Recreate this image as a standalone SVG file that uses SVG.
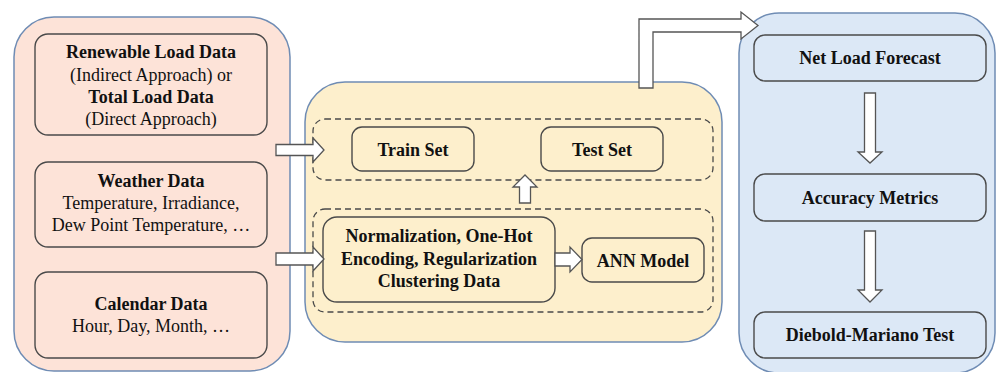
<svg xmlns="http://www.w3.org/2000/svg" width="997" height="372" viewBox="0 0 997 372">
  <style>
    .panel { stroke: #6f8cb4; stroke-width: 1.5; }
    .box { stroke: #4a4a4a; stroke-width: 1.4; }
    .dash { fill: none; stroke: #4a4a4a; stroke-width: 1.3; stroke-dasharray: 6 4; }
    .arrow { fill: #ffffff; stroke: #555555; stroke-width: 1.3; stroke-linejoin: miter; }
    text { font-family: "Liberation Serif", "Times New Roman", serif; font-size: 18px; fill: #111111; text-anchor: middle; }
    .b { font-weight: bold; }
  </style>

  <!-- Inputs panel -->
  <g id="inputs">
    <rect class="panel" x="14" y="17" width="276" height="354" rx="40" fill="#fde3d8"/>
  </g>
  <g id="load-data">
    <rect class="box" x="35" y="34" width="232" height="101" rx="13" fill="#fde3d8"/>
    <text class="b" x="151" y="58">Renewable Load Data</text>
    <text x="151" y="81">(Indirect Approach) or</text>
    <text class="b" x="151" y="103">Total Load Data</text>
    <text x="151" y="125">(Direct Approach)</text>
  </g>
  <g id="weather-data">
    <rect class="box" x="35" y="162" width="232" height="85" rx="13" fill="#fde3d8"/>
    <text class="b" x="151" y="187">Weather Data</text>
    <text x="151" y="209">Temperature, Irradiance,</text>
    <text x="151" y="231">Dew Point Temperature, …</text>
  </g>
  <g id="calendar-data">
    <rect class="box" x="35" y="272" width="232" height="86" rx="13" fill="#fde3d8"/>
    <text class="b" x="151" y="310">Calendar Data</text>
    <text x="151" y="332">Hour, Day, Month, …</text>
  </g>

  <!-- Modelling panel -->
  <g id="modelling">
    <rect class="panel" x="305" y="82" width="417" height="260" rx="40" fill="#fdefcc"/>
    <rect class="dash" x="313" y="119" width="400" height="61" rx="12"/>
    <rect class="dash" x="313" y="209" width="400" height="103" rx="12"/>
  </g>
  <g id="train-set">
    <rect class="box" x="352" y="127" width="122" height="44" rx="10" fill="#fdefcc"/>
    <text class="b" x="413" y="156">Train Set</text>
  </g>
  <g id="test-set">
    <rect class="box" x="541" y="127" width="122" height="44" rx="10" fill="#fdefcc"/>
    <text class="b" x="602" y="156">Test Set</text>
  </g>
  <g id="preprocessing">
    <rect class="box" x="323" y="217" width="232" height="85" rx="14" fill="#fdefcc"/>
    <text class="b" x="439" y="242">Normalization, One-Hot</text>
    <text class="b" x="439" y="265">Encoding, Regularization</text>
    <text class="b" x="439" y="287">Clustering Data</text>
  </g>
  <g id="ann-model">
    <rect class="box" x="582" y="238" width="122" height="44" rx="10" fill="#fdefcc"/>
    <text class="b" x="643" y="267">ANN Model</text>
  </g>

  <!-- Evaluation panel -->
  <g id="evaluation">
    <rect class="panel" x="739" y="13" width="256" height="360" rx="40" fill="#dce8f6"/>
  </g>
  <g id="net-load-forecast">
    <rect class="box" x="754" y="35" width="232" height="46" rx="11" fill="#dce8f6"/>
    <text class="b" x="870" y="64">Net Load Forecast</text>
  </g>
  <g id="accuracy-metrics">
    <rect class="box" x="754" y="174" width="232" height="47" rx="11" fill="#dce8f6"/>
    <text class="b" x="870" y="204">Accuracy Metrics</text>
  </g>
  <g id="diebold-mariano">
    <rect class="box" x="754" y="312" width="232" height="46" rx="11" fill="#dce8f6"/>
    <text class="b" x="870" y="341">Diebold-Mariano Test</text>
  </g>

  <!-- Block arrows -->
  <g id="connectors">
    <polygon class="arrow" points="276,144.5 313,144.5 313,138 324,150 313,162 313,155.5 276,155.5"/>
    <polygon class="arrow" points="276,253 313,253 313,247 324,259 313,271 313,265 276,265"/>
    <polygon class="arrow" points="519.5,203 519.5,187 513,187 525,175 537,187 530.5,187 530.5,203"/>
    <polygon class="arrow" points="555,253 570,253 570,247 582,259.5 570,272 570,266 555,266"/>
    <polygon class="arrow" points="639,88 639,19 741,19 741,12 758,25.5 741,39 741,32 653,32 653,88"/>
    <polygon class="arrow" points="864.5,93 875.5,93 875.5,152 882,152 870,163 858,152 864.5,152"/>
    <polygon class="arrow" points="864.5,231 875.5,231 875.5,290 882,290 870,302 858,290 864.5,290"/>
  </g>
</svg>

EXERCISE REQUIREMENTS
Write the full listing out again with every line unchanged, but include no pictures.

TASK OUTPUT
Recreate this image as a standalone SVG file that uses SVG.
<svg xmlns="http://www.w3.org/2000/svg" width="997" height="372" viewBox="0 0 997 372">
  <style>
    .panel { stroke: #6f8cb4; stroke-width: 1.5; }
    .box { stroke: #4a4a4a; stroke-width: 1.4; }
    .dash { fill: none; stroke: #4a4a4a; stroke-width: 1.3; stroke-dasharray: 6 4; }
    .arrow { fill: #ffffff; stroke: #555555; stroke-width: 1.3; stroke-linejoin: miter; }
    text { font-family: "Liberation Serif", "Times New Roman", serif; font-size: 18px; fill: #111111; text-anchor: middle; }
    .b { font-weight: bold; }
  </style>

  <!-- Inputs panel -->
  <g id="inputs">
    <rect class="panel" x="14" y="17" width="276" height="354" rx="40" fill="#fde3d8"/>
  </g>
  <g id="load-data">
    <rect class="box" x="35" y="34" width="232" height="101" rx="13" fill="#fde3d8"/>
    <text class="b" x="151" y="58">Renewable Load Data</text>
    <text x="151" y="81">(Indirect Approach) or</text>
    <text class="b" x="151" y="103">Total Load Data</text>
    <text x="151" y="125">(Direct Approach)</text>
  </g>
  <g id="weather-data">
    <rect class="box" x="35" y="162" width="232" height="85" rx="13" fill="#fde3d8"/>
    <text class="b" x="151" y="187">Weather Data</text>
    <text x="151" y="209">Temperature, Irradiance,</text>
    <text x="151" y="231">Dew Point Temperature, …</text>
  </g>
  <g id="calendar-data">
    <rect class="box" x="35" y="272" width="232" height="86" rx="13" fill="#fde3d8"/>
    <text class="b" x="151" y="310">Calendar Data</text>
    <text x="151" y="332">Hour, Day, Month, …</text>
  </g>

  <!-- Modelling panel -->
  <g id="modelling">
    <rect class="panel" x="305" y="82" width="417" height="260" rx="40" fill="#fdefcc"/>
    <rect class="dash" x="313" y="119" width="400" height="61" rx="12"/>
    <rect class="dash" x="313" y="209" width="400" height="103" rx="12"/>
  </g>
  <g id="train-set">
    <rect class="box" x="352" y="127" width="122" height="44" rx="10" fill="#fdefcc"/>
    <text class="b" x="413" y="156">Train Set</text>
  </g>
  <g id="test-set">
    <rect class="box" x="541" y="127" width="122" height="44" rx="10" fill="#fdefcc"/>
    <text class="b" x="602" y="156">Test Set</text>
  </g>
  <g id="preprocessing">
    <rect class="box" x="323" y="217" width="232" height="85" rx="14" fill="#fdefcc"/>
    <text class="b" x="439" y="242">Normalization, One-Hot</text>
    <text class="b" x="439" y="265">Encoding, Regularization</text>
    <text class="b" x="439" y="287">Clustering Data</text>
  </g>
  <g id="ann-model">
    <rect class="box" x="582" y="238" width="122" height="44" rx="10" fill="#fdefcc"/>
    <text class="b" x="643" y="267">ANN Model</text>
  </g>

  <!-- Evaluation panel -->
  <g id="evaluation">
    <rect class="panel" x="739" y="13" width="256" height="360" rx="40" fill="#dce8f6"/>
  </g>
  <g id="net-load-forecast">
    <rect class="box" x="754" y="35" width="232" height="46" rx="11" fill="#dce8f6"/>
    <text class="b" x="870" y="64">Net Load Forecast</text>
  </g>
  <g id="accuracy-metrics">
    <rect class="box" x="754" y="174" width="232" height="47" rx="11" fill="#dce8f6"/>
    <text class="b" x="870" y="204">Accuracy Metrics</text>
  </g>
  <g id="diebold-mariano">
    <rect class="box" x="754" y="312" width="232" height="46" rx="11" fill="#dce8f6"/>
    <text class="b" x="870" y="341">Diebold-Mariano Test</text>
  </g>

  <!-- Block arrows -->
  <g id="connectors">
    <polygon class="arrow" points="276,144.5 313,144.5 313,138 324,150 313,162 313,155.5 276,155.5"/>
    <polygon class="arrow" points="276,253 313,253 313,247 324,259 313,271 313,265 276,265"/>
    <polygon class="arrow" points="519.5,203 519.5,187 513,187 525,175 537,187 530.5,187 530.5,203"/>
    <polygon class="arrow" points="555,253 570,253 570,247 582,259.5 570,272 570,266 555,266"/>
    <polygon class="arrow" points="639,88 639,19 741,19 741,12 758,25.5 741,39 741,32 653,32 653,88"/>
    <polygon class="arrow" points="864.5,93 875.5,93 875.5,152 882,152 870,163 858,152 864.5,152"/>
    <polygon class="arrow" points="864.5,231 875.5,231 875.5,290 882,290 870,302 858,290 864.5,290"/>
  </g>
</svg>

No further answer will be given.